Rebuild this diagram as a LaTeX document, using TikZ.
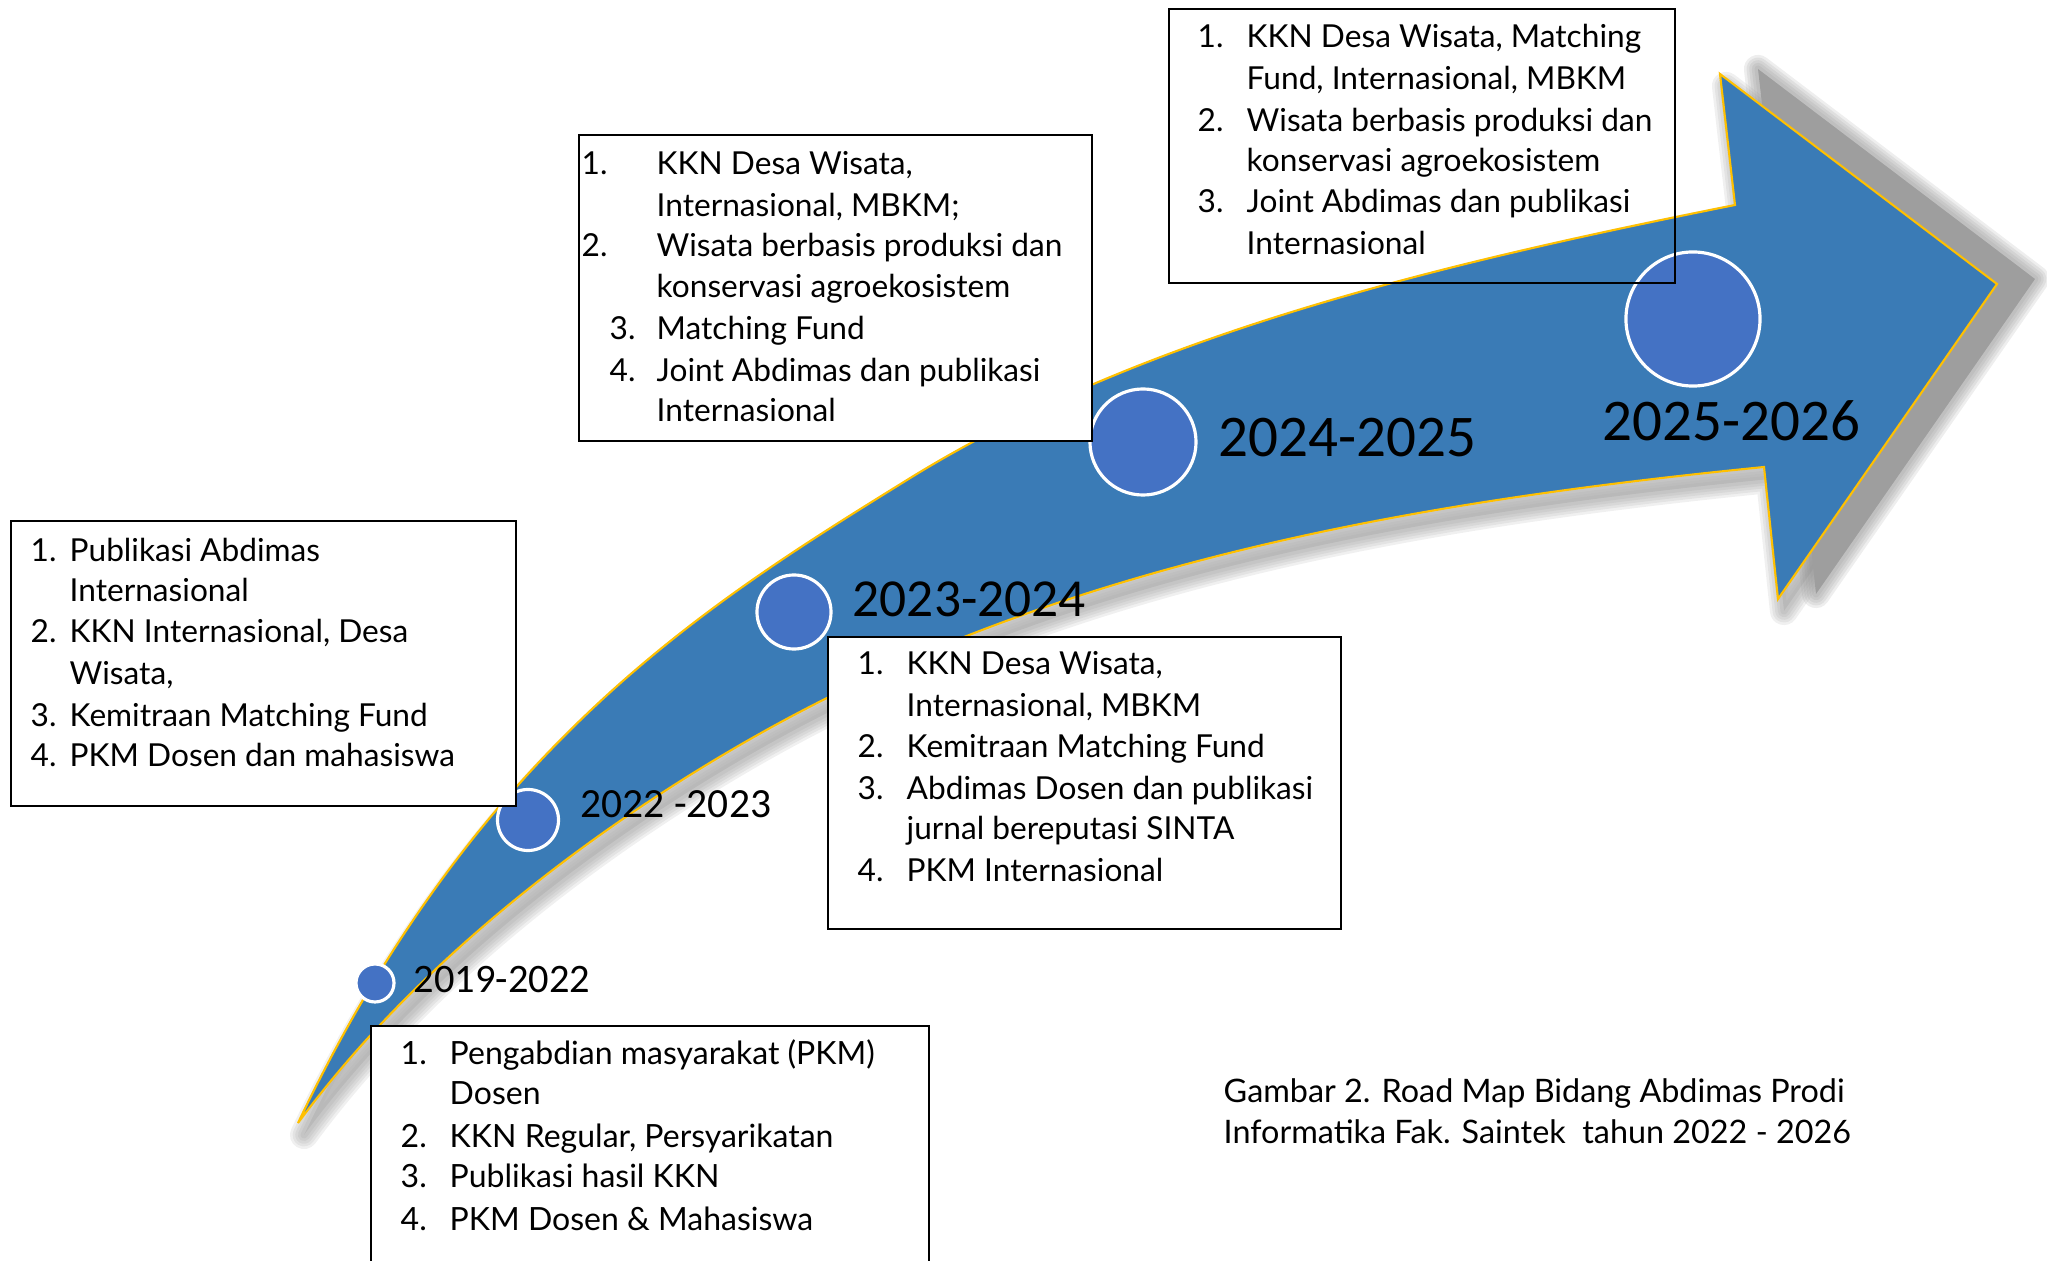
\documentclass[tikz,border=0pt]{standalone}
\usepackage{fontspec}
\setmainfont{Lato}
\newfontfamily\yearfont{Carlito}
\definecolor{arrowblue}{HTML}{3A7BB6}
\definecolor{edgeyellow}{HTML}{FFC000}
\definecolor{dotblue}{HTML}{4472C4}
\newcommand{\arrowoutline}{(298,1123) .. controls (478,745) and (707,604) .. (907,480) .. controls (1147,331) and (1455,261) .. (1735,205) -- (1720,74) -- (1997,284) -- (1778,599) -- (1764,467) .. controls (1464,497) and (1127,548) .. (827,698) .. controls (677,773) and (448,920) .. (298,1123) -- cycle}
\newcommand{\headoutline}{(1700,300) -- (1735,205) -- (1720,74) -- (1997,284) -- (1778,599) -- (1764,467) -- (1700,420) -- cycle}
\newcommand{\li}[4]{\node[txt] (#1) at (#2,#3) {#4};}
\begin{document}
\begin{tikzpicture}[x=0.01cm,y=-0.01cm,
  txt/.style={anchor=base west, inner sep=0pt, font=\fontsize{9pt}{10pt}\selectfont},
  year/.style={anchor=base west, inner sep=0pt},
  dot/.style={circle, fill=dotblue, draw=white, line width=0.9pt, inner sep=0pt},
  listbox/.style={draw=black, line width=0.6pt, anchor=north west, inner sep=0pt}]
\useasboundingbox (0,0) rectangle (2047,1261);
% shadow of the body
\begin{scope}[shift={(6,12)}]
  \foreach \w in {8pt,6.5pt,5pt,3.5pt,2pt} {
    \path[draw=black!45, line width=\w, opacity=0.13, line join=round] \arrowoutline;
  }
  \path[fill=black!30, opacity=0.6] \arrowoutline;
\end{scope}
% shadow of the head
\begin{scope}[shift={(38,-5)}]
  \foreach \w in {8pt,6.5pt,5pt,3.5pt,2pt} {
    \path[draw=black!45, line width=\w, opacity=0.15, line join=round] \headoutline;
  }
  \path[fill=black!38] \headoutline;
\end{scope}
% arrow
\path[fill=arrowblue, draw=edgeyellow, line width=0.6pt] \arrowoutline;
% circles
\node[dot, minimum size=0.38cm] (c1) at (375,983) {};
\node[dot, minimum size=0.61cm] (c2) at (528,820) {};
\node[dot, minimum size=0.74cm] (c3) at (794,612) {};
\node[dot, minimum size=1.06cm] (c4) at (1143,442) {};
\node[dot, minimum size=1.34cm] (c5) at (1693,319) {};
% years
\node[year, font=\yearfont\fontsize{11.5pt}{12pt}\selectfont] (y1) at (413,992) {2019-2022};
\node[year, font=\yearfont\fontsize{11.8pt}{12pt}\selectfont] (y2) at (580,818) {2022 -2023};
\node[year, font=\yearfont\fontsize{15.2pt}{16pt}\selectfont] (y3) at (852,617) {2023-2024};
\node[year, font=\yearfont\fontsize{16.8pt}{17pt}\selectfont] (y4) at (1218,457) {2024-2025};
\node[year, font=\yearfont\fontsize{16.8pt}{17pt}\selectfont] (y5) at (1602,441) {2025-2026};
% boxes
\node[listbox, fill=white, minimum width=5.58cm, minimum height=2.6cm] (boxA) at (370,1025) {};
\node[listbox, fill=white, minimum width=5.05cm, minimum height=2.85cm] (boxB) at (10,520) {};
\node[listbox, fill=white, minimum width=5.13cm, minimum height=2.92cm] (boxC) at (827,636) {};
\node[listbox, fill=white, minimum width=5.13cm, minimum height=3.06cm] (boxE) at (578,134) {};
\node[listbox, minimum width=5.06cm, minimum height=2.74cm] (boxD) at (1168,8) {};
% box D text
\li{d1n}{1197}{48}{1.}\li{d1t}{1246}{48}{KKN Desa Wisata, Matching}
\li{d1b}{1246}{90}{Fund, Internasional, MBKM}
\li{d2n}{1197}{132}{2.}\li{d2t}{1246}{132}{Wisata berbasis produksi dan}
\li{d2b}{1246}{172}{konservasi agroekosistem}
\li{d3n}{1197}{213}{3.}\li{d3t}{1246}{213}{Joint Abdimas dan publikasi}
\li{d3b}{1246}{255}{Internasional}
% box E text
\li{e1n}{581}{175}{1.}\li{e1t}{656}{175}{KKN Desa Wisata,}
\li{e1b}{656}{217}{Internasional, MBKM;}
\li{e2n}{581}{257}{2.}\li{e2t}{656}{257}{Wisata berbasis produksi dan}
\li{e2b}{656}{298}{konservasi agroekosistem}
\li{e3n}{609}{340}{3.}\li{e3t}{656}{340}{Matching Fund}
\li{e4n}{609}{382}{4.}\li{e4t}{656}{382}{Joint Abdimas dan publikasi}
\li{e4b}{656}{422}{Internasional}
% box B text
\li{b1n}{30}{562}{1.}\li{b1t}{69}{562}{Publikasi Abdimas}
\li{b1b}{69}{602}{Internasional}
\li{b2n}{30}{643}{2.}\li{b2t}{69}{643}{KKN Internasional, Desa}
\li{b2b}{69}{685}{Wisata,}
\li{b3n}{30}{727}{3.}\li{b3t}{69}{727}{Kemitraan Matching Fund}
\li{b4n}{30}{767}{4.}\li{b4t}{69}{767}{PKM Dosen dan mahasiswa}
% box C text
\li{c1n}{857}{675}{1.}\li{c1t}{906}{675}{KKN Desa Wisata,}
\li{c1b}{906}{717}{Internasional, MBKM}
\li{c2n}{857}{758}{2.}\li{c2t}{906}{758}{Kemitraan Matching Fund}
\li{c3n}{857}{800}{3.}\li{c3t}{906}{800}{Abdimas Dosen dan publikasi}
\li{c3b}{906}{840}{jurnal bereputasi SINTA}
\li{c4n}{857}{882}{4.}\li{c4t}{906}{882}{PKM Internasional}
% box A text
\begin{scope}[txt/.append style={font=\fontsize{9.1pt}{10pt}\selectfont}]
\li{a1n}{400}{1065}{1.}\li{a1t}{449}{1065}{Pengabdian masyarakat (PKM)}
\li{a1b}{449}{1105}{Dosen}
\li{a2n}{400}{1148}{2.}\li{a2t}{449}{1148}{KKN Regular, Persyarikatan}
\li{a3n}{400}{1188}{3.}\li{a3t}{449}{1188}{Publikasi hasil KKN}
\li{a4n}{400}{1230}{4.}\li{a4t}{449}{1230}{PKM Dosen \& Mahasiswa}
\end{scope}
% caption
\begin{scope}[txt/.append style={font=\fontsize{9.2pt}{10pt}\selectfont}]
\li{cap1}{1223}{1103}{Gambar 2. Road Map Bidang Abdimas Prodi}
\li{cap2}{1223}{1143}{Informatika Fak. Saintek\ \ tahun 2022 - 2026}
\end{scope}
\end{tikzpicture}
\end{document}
──────────────────────────────
Write out the whole listing again, exactly, with no pictures.

Rebuild this diagram as a LaTeX document, using TikZ.
\documentclass[tikz,border=0pt]{standalone}
\usepackage{fontspec}
\setmainfont{Lato}
\newfontfamily\yearfont{Carlito}
\definecolor{arrowblue}{HTML}{3A7BB6}
\definecolor{edgeyellow}{HTML}{FFC000}
\definecolor{dotblue}{HTML}{4472C4}
\newcommand{\arrowoutline}{(298,1123) .. controls (478,745) and (707,604) .. (907,480) .. controls (1147,331) and (1455,261) .. (1735,205) -- (1720,74) -- (1997,284) -- (1778,599) -- (1764,467) .. controls (1464,497) and (1127,548) .. (827,698) .. controls (677,773) and (448,920) .. (298,1123) -- cycle}
\newcommand{\headoutline}{(1700,300) -- (1735,205) -- (1720,74) -- (1997,284) -- (1778,599) -- (1764,467) -- (1700,420) -- cycle}
\newcommand{\li}[4]{\node[txt] (#1) at (#2,#3) {#4};}
\begin{document}
\begin{tikzpicture}[x=0.01cm,y=-0.01cm,
  txt/.style={anchor=base west, inner sep=0pt, font=\fontsize{9pt}{10pt}\selectfont},
  year/.style={anchor=base west, inner sep=0pt},
  dot/.style={circle, fill=dotblue, draw=white, line width=0.9pt, inner sep=0pt},
  listbox/.style={draw=black, line width=0.6pt, anchor=north west, inner sep=0pt}]
\useasboundingbox (0,0) rectangle (2047,1261);
% shadow of the body
\begin{scope}[shift={(6,12)}]
  \foreach \w in {8pt,6.5pt,5pt,3.5pt,2pt} {
    \path[draw=black!45, line width=\w, opacity=0.13, line join=round] \arrowoutline;
  }
  \path[fill=black!30, opacity=0.6] \arrowoutline;
\end{scope}
% shadow of the head
\begin{scope}[shift={(38,-5)}]
  \foreach \w in {8pt,6.5pt,5pt,3.5pt,2pt} {
    \path[draw=black!45, line width=\w, opacity=0.15, line join=round] \headoutline;
  }
  \path[fill=black!38] \headoutline;
\end{scope}
% arrow
\path[fill=arrowblue, draw=edgeyellow, line width=0.6pt] \arrowoutline;
% circles
\node[dot, minimum size=0.38cm] (c1) at (375,983) {};
\node[dot, minimum size=0.61cm] (c2) at (528,820) {};
\node[dot, minimum size=0.74cm] (c3) at (794,612) {};
\node[dot, minimum size=1.06cm] (c4) at (1143,442) {};
\node[dot, minimum size=1.34cm] (c5) at (1693,319) {};
% years
\node[year, font=\yearfont\fontsize{11.5pt}{12pt}\selectfont] (y1) at (413,992) {2019-2022};
\node[year, font=\yearfont\fontsize{11.8pt}{12pt}\selectfont] (y2) at (580,818) {2022 -2023};
\node[year, font=\yearfont\fontsize{15.2pt}{16pt}\selectfont] (y3) at (852,617) {2023-2024};
\node[year, font=\yearfont\fontsize{16.8pt}{17pt}\selectfont] (y4) at (1218,457) {2024-2025};
\node[year, font=\yearfont\fontsize{16.8pt}{17pt}\selectfont] (y5) at (1602,441) {2025-2026};
% boxes
\node[listbox, fill=white, minimum width=5.58cm, minimum height=2.6cm] (boxA) at (370,1025) {};
\node[listbox, fill=white, minimum width=5.05cm, minimum height=2.85cm] (boxB) at (10,520) {};
\node[listbox, fill=white, minimum width=5.13cm, minimum height=2.92cm] (boxC) at (827,636) {};
\node[listbox, fill=white, minimum width=5.13cm, minimum height=3.06cm] (boxE) at (578,134) {};
\node[listbox, minimum width=5.06cm, minimum height=2.74cm] (boxD) at (1168,8) {};
% box D text
\li{d1n}{1197}{48}{1.}\li{d1t}{1246}{48}{KKN Desa Wisata, Matching}
\li{d1b}{1246}{90}{Fund, Internasional, MBKM}
\li{d2n}{1197}{132}{2.}\li{d2t}{1246}{132}{Wisata berbasis produksi dan}
\li{d2b}{1246}{172}{konservasi agroekosistem}
\li{d3n}{1197}{213}{3.}\li{d3t}{1246}{213}{Joint Abdimas dan publikasi}
\li{d3b}{1246}{255}{Internasional}
% box E text
\li{e1n}{581}{175}{1.}\li{e1t}{656}{175}{KKN Desa Wisata,}
\li{e1b}{656}{217}{Internasional, MBKM;}
\li{e2n}{581}{257}{2.}\li{e2t}{656}{257}{Wisata berbasis produksi dan}
\li{e2b}{656}{298}{konservasi agroekosistem}
\li{e3n}{609}{340}{3.}\li{e3t}{656}{340}{Matching Fund}
\li{e4n}{609}{382}{4.}\li{e4t}{656}{382}{Joint Abdimas dan publikasi}
\li{e4b}{656}{422}{Internasional}
% box B text
\li{b1n}{30}{562}{1.}\li{b1t}{69}{562}{Publikasi Abdimas}
\li{b1b}{69}{602}{Internasional}
\li{b2n}{30}{643}{2.}\li{b2t}{69}{643}{KKN Internasional, Desa}
\li{b2b}{69}{685}{Wisata,}
\li{b3n}{30}{727}{3.}\li{b3t}{69}{727}{Kemitraan Matching Fund}
\li{b4n}{30}{767}{4.}\li{b4t}{69}{767}{PKM Dosen dan mahasiswa}
% box C text
\li{c1n}{857}{675}{1.}\li{c1t}{906}{675}{KKN Desa Wisata,}
\li{c1b}{906}{717}{Internasional, MBKM}
\li{c2n}{857}{758}{2.}\li{c2t}{906}{758}{Kemitraan Matching Fund}
\li{c3n}{857}{800}{3.}\li{c3t}{906}{800}{Abdimas Dosen dan publikasi}
\li{c3b}{906}{840}{jurnal bereputasi SINTA}
\li{c4n}{857}{882}{4.}\li{c4t}{906}{882}{PKM Internasional}
% box A text
\begin{scope}[txt/.append style={font=\fontsize{9.1pt}{10pt}\selectfont}]
\li{a1n}{400}{1065}{1.}\li{a1t}{449}{1065}{Pengabdian masyarakat (PKM)}
\li{a1b}{449}{1105}{Dosen}
\li{a2n}{400}{1148}{2.}\li{a2t}{449}{1148}{KKN Regular, Persyarikatan}
\li{a3n}{400}{1188}{3.}\li{a3t}{449}{1188}{Publikasi hasil KKN}
\li{a4n}{400}{1230}{4.}\li{a4t}{449}{1230}{PKM Dosen \& Mahasiswa}
\end{scope}
% caption
\begin{scope}[txt/.append style={font=\fontsize{9.2pt}{10pt}\selectfont}]
\li{cap1}{1223}{1103}{Gambar 2. Road Map Bidang Abdimas Prodi}
\li{cap2}{1223}{1143}{Informatika Fak. Saintek\ \ tahun 2022 - 2026}
\end{scope}
\end{tikzpicture}
\end{document}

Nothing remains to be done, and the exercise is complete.